Canada has everything to gain from Palestinian students. They have been accepted to the most competitive programs around the country in medicinal chemistry, mathematical cryptography, biotechnology, and civil engineering, to name only a few. Their merit shines irrefutably even after every university that once fostered it has long been reduced to rubble.

“These students are very high-achieving,” El-Fassou said. “They would be amazing. They would contribute greatly to the Canadian academic community. And we're really missing out on that.”

Part 3: What can be done; what must be done:

“What gives me hope is knowing that this is not an impossible problem to solve,” Majd told us—and it’s true.

Universities hold the power of advocacy, and a collective influence greater than the sum of their parts. “Universities are like individuals,” Abu-Zahra said. “When they act individually, they have individual power. When they act collectively, they have collective power.” Support from organizations like PSSAR, testimony before Parliament, and acts of solidarity like the McGill Association of University Teachers (MAUT)’s historic resolution to boycott Israel, economize on this influence—and must continue to do so.

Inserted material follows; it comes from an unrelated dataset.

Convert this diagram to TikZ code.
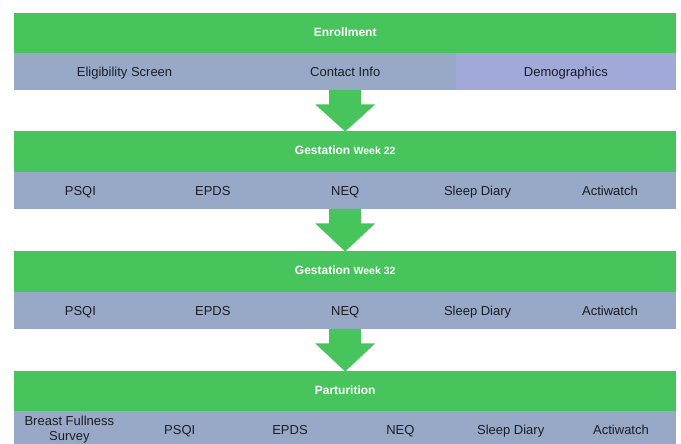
\documentclass[tikz,border=0pt]{standalone}
\usepackage{fontspec}
\setmainfont{Liberation Sans}
\usetikzlibrary{calc}
\definecolor{barGreen}{RGB}{72,196,92}
\definecolor{cellBlue}{RGB}{152,169,200}
\definecolor{cellLav}{RGB}{160,169,216}
\definecolor{txtDark}{RGB}{28,28,34}
\tikzset{
  stage/.style={fill=barGreen, minimum width=662pt, minimum height=40.5pt,
    inner sep=0pt, text=white, anchor=north west,
    text height=9pt, text depth=2pt,
    font=\bfseries\fontsize{12}{14}\selectfont},
  cell/.style={fill=cellBlue, minimum height=37pt, inner sep=0pt,
    text=txtDark, anchor=north west, align=center,
    font=\fontsize{13}{14}\selectfont},
  oneline/.style={text height=10pt, text depth=1pt},
  flow/.style={fill=barGreen}
}
\newcommand{\smallwk}[1]{{\fontsize{10.5}{12}\selectfont #1}}
% block arrow from the bottom of one stage's cells to the next stage bar
\newcommand{\flowarrow}[3]{%
  \fill[flow] let \p1=(#1.center |- #2.south), \p2=(#3.north) in
    ({\x1-16pt},{\y1+0.5pt}) -- ({\x1+16pt},{\y1+0.5pt}) -- ({\x1+16pt},{\y1-14pt})
    -- ({\x1+30pt},{\y1-14pt}) -- (\x1,{\y2-0.5pt}) -- ({\x1-30pt},{\y1-14pt})
    -- ({\x1-16pt},{\y1-14pt}) -- cycle;}
\begin{document}
\begin{tikzpicture}[x=1pt,y=-1pt]
\useasboundingbox (0,0) rectangle (681,444);

% Enrollment
\node[stage] (s1) at (14,13) {Enrollment};
\node[cell, oneline, minimum width=220.7pt] (c1a) at (14,53) {Eligibility Screen};
\node[cell, oneline, minimum width=220.7pt] (c1b) at (234.7,53) {Contact Info};
\node[cell, oneline, minimum width=220.6pt, fill=cellLav] (c1c) at (455.4,53) {Demographics};

% Gestation week 22
\node[stage] (s2) at (14,131) {Gestation \smallwk{Week 22}};
\foreach [count=\i] \t in {PSQI, EPDS, NEQ, Sleep Diary, Actiwatch}
  \node[cell, oneline, minimum width=132.4pt] (c2\i) at ({14+(\i-1)*132.4},172) {\t};

% Gestation week 32
\node[stage] (s3) at (14,251) {Gestation \smallwk{Week 32}};
\foreach [count=\i] \t in {PSQI, EPDS, NEQ, Sleep Diary, Actiwatch}
  \node[cell, oneline, minimum width=132.4pt] (c3\i) at ({14+(\i-1)*132.4},292) {\t};

% Parturition
\node[stage] (s4) at (14,371) {Parturition};
\node[cell, minimum width=110.33pt] (c41) at (14,411) {Breast Fullness\\[1pt]Survey};
\foreach [count=\i from 2] \t in {PSQI, EPDS, NEQ, Sleep Diary, Actiwatch}
  \node[cell, oneline, minimum width=110.33pt] (c4\i) at ({14+(\i-1)*110.33},411) {\t};

% arrows between stages
\flowarrow{s1}{c1b}{s2}
\flowarrow{s2}{c23}{s3}
\flowarrow{s3}{c33}{s4}
\end{tikzpicture}
\end{document}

Image 4 But the academy’s power is limited. It is the IRCC and the Canadian government that have the direct power to facilitate Palestinian students’ evacuation to third countries to obtain biometrics—as many other countries have already done. This year, the United Kingdom evacuated 34 Palestinian students, Ireland evacuated more than 60, and France evacuated over 100. “Their actions prove that with political will, a pathway can be created,” Majd said.

“I am very hopeful that the government will change,” El-Fassou told us, “because if they don't, we will be on the wrong side of history.”

The Canadian government has not been straight-jacketed into quiescence. Today, it could choose to welcome to its universities some of the finest scholars in the world, to foster expertise capable of saving lives, and to be part of the psychological reconstruction and infrastructure of hope for a place razed to the ground by an apartheid state. And if not today, it could choose again tomorrow.

“Without this kind of intervention,” Majd explained, “my application and my future at McGill remain in limbo, despite everything else I have done to make this happen.”

“Once [Palestinian students] get here, they can flourish and they can thrive,” Abu-Zahra said. “But they're starving at the moment. Two of the 70 people accepted into universities have been killed. I don't know if Canada's waiting for the other 68 to die or be killed.”

“We are not asking for the impossible,” Majd said. “We are asking for what has been shown to be possible.”